SET EXERCISE:
Only the lines from the beginning of the entries through the one with "return H - py" should be written out, please, exactly and without any pictures.

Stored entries
Start

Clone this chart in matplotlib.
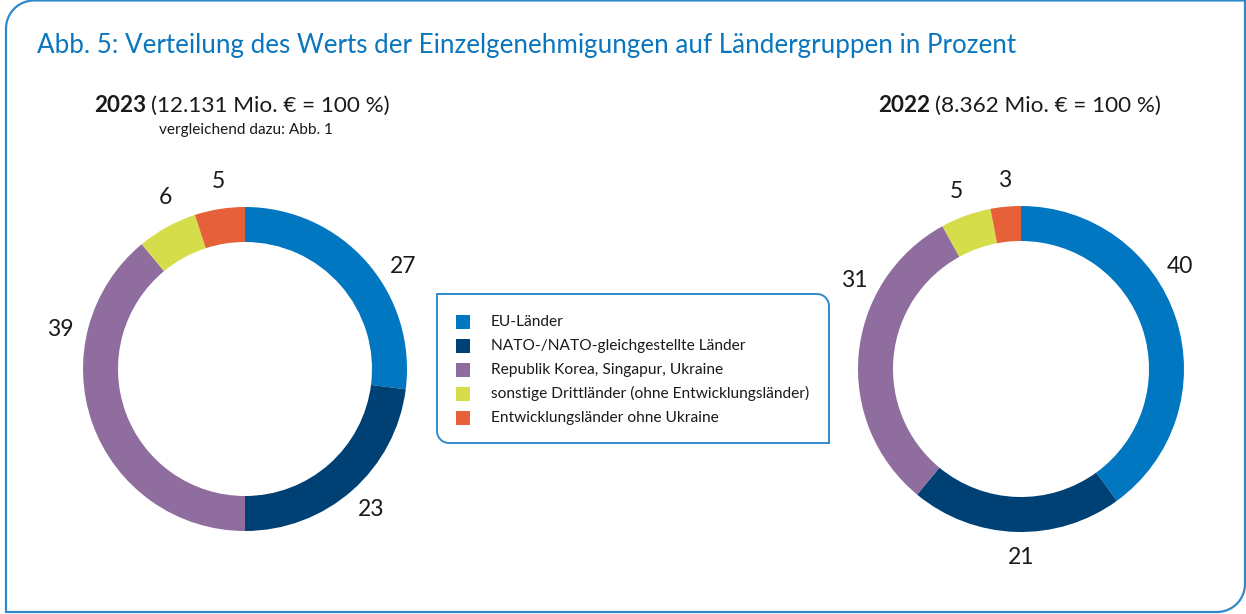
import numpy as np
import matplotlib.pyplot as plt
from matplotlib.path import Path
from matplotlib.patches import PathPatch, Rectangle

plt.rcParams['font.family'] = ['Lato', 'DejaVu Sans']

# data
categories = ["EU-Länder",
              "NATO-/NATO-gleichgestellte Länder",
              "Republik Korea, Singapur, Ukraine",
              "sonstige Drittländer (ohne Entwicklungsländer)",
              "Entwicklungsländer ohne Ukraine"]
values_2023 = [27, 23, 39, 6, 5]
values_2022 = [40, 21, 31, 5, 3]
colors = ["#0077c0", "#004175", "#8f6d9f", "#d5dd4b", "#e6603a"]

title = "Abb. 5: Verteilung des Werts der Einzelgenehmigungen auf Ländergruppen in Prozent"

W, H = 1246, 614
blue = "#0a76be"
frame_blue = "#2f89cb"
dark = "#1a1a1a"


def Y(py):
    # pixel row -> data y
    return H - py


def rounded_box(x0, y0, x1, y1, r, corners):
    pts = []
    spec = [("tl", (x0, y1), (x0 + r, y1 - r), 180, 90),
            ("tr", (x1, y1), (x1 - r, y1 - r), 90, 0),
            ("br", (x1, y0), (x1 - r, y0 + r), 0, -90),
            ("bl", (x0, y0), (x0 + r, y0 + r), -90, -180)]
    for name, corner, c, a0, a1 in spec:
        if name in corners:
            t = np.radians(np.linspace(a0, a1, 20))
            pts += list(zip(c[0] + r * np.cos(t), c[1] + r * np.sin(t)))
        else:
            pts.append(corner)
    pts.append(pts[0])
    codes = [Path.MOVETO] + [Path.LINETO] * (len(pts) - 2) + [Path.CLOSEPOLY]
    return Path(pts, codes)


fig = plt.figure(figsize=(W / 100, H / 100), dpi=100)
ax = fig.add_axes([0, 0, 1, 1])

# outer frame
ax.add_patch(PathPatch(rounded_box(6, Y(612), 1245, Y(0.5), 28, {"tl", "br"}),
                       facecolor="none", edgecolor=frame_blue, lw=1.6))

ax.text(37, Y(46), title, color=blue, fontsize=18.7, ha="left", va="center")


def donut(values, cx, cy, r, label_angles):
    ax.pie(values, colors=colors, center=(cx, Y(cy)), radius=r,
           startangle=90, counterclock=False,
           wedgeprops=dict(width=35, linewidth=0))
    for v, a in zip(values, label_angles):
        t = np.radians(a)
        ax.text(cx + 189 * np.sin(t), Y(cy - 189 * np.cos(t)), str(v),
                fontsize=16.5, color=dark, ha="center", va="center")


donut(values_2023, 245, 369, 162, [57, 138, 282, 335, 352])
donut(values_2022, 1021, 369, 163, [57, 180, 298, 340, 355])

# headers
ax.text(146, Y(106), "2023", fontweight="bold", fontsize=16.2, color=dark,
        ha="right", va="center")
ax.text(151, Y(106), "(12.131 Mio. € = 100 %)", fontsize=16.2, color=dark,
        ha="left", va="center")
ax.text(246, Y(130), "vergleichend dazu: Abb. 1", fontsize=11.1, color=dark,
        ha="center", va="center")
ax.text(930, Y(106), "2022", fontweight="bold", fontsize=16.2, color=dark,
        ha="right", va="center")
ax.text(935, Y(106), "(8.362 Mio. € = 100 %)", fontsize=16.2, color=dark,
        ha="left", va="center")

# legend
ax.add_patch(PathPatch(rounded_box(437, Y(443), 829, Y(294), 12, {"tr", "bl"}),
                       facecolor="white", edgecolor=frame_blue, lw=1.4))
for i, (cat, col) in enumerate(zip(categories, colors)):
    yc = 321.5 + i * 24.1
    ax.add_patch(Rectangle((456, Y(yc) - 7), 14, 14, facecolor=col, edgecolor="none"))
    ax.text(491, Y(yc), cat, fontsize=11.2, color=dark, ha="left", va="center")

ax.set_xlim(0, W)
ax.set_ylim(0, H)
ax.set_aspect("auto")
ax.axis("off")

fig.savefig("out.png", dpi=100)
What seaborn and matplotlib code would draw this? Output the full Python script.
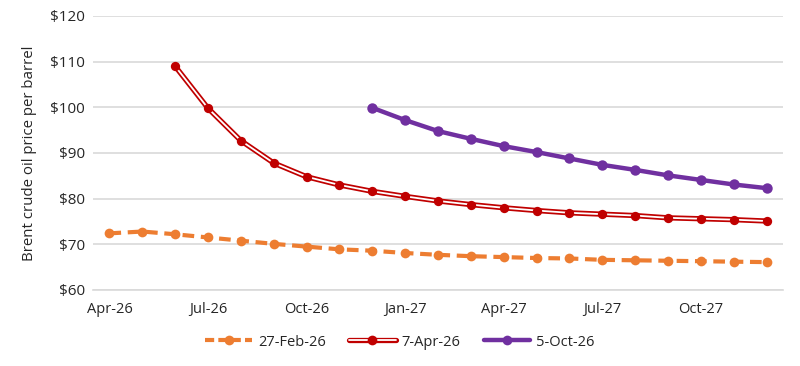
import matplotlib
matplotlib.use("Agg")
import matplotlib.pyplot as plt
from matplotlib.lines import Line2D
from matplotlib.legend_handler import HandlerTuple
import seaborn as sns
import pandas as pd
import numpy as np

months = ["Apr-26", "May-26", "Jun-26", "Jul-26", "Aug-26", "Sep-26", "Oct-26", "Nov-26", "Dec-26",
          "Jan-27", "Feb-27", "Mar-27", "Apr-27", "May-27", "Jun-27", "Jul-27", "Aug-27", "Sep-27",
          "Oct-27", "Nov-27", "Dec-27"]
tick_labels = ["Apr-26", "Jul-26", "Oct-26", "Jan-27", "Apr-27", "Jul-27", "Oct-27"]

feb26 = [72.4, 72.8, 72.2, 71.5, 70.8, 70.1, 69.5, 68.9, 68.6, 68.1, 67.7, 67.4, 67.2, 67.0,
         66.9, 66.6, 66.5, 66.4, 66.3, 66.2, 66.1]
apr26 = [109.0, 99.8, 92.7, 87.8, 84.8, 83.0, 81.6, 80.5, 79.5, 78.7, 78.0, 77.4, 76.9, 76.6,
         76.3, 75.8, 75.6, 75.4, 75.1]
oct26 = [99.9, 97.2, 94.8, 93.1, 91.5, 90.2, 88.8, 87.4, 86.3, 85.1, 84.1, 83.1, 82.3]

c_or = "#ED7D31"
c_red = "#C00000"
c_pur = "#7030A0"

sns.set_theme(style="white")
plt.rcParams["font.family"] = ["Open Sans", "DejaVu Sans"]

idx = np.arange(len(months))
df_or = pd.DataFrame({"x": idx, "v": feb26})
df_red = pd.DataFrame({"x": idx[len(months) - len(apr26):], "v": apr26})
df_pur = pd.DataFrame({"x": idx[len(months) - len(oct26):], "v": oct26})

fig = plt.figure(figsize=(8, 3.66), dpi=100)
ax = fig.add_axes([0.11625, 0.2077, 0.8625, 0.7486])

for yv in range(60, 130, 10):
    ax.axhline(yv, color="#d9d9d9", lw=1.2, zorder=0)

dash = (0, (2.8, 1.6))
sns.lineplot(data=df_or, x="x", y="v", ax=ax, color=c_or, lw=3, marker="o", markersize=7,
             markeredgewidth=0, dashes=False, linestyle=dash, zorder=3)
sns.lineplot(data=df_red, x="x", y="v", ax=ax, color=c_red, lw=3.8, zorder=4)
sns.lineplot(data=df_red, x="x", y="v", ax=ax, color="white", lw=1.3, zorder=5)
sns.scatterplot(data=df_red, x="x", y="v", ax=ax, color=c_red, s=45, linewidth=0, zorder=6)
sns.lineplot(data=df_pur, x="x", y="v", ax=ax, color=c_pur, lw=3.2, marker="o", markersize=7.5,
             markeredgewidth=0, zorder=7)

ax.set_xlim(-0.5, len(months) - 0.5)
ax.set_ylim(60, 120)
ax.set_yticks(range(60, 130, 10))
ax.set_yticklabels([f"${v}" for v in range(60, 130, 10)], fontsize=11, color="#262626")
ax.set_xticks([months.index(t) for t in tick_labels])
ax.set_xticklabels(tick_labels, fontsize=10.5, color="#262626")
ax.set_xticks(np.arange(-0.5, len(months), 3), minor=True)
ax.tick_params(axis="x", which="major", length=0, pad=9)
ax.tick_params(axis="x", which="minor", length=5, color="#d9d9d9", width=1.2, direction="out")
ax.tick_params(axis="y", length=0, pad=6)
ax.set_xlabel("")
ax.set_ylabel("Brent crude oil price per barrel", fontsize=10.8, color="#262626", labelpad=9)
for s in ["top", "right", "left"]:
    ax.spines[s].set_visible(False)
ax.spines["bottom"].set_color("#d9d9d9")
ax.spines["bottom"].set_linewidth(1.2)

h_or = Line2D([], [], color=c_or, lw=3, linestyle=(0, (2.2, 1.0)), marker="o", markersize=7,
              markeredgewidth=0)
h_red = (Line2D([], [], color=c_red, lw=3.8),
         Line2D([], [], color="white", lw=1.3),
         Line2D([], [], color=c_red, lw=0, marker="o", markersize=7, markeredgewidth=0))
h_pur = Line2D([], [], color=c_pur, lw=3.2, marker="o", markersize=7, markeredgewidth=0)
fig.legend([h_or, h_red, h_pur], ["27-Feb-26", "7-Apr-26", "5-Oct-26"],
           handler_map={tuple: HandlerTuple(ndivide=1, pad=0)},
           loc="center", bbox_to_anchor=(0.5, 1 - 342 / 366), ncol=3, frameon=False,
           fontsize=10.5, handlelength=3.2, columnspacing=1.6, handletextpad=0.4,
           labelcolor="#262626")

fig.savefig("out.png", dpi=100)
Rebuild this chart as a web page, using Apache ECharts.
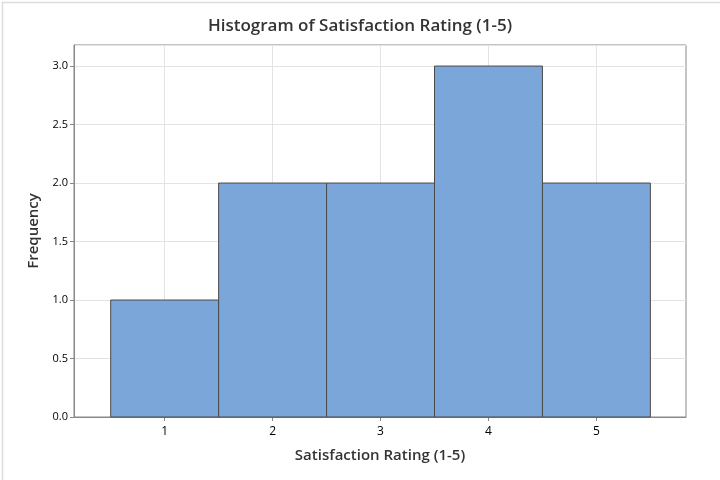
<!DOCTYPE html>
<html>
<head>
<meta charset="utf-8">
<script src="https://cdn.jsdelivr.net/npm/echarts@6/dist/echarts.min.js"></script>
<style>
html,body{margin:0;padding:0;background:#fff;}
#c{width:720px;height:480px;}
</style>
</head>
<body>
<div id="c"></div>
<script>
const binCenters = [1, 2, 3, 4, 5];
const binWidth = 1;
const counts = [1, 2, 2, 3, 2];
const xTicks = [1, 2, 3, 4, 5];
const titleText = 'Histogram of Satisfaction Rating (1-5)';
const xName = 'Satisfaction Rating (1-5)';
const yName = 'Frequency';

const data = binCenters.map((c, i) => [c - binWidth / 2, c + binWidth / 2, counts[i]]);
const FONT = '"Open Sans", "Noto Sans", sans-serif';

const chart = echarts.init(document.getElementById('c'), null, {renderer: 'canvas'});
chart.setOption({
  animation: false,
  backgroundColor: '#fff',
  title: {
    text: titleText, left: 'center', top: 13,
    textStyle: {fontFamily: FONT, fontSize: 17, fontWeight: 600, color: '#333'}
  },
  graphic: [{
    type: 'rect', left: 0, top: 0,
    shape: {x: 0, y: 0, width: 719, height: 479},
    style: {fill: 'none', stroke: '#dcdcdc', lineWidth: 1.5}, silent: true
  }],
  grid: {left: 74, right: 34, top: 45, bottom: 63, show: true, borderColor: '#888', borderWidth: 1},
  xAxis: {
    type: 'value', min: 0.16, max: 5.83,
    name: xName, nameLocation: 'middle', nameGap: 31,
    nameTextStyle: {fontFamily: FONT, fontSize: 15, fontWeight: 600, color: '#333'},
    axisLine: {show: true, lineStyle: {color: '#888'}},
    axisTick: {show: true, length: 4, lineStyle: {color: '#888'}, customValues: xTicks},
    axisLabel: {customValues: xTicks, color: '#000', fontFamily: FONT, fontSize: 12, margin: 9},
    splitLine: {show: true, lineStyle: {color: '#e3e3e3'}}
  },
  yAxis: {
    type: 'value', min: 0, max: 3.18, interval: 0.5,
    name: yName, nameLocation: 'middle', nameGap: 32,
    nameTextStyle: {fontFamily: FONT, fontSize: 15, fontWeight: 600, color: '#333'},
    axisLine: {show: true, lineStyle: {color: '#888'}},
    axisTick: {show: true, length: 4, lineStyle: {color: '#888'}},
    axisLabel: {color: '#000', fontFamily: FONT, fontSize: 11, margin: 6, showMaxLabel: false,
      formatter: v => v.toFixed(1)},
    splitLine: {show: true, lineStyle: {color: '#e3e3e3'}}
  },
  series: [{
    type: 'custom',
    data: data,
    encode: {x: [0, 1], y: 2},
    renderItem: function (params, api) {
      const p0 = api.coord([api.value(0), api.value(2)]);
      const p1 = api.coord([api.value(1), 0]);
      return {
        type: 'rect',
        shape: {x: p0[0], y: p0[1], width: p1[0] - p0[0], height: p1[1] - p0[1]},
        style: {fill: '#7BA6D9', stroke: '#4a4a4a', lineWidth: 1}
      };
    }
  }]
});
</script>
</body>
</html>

End

FINAL ANSWER:
Clone this chart in matplotlib.
import numpy as np
import matplotlib.pyplot as plt
from matplotlib.path import Path
from matplotlib.patches import PathPatch, Rectangle

plt.rcParams['font.family'] = ['Lato', 'DejaVu Sans']

# data
categories = ["EU-Länder",
              "NATO-/NATO-gleichgestellte Länder",
              "Republik Korea, Singapur, Ukraine",
              "sonstige Drittländer (ohne Entwicklungsländer)",
              "Entwicklungsländer ohne Ukraine"]
values_2023 = [27, 23, 39, 6, 5]
values_2022 = [40, 21, 31, 5, 3]
colors = ["#0077c0", "#004175", "#8f6d9f", "#d5dd4b", "#e6603a"]

title = "Abb. 5: Verteilung des Werts der Einzelgenehmigungen auf Ländergruppen in Prozent"

W, H = 1246, 614
blue = "#0a76be"
frame_blue = "#2f89cb"
dark = "#1a1a1a"


def Y(py):
    # pixel row -> data y
    return H - py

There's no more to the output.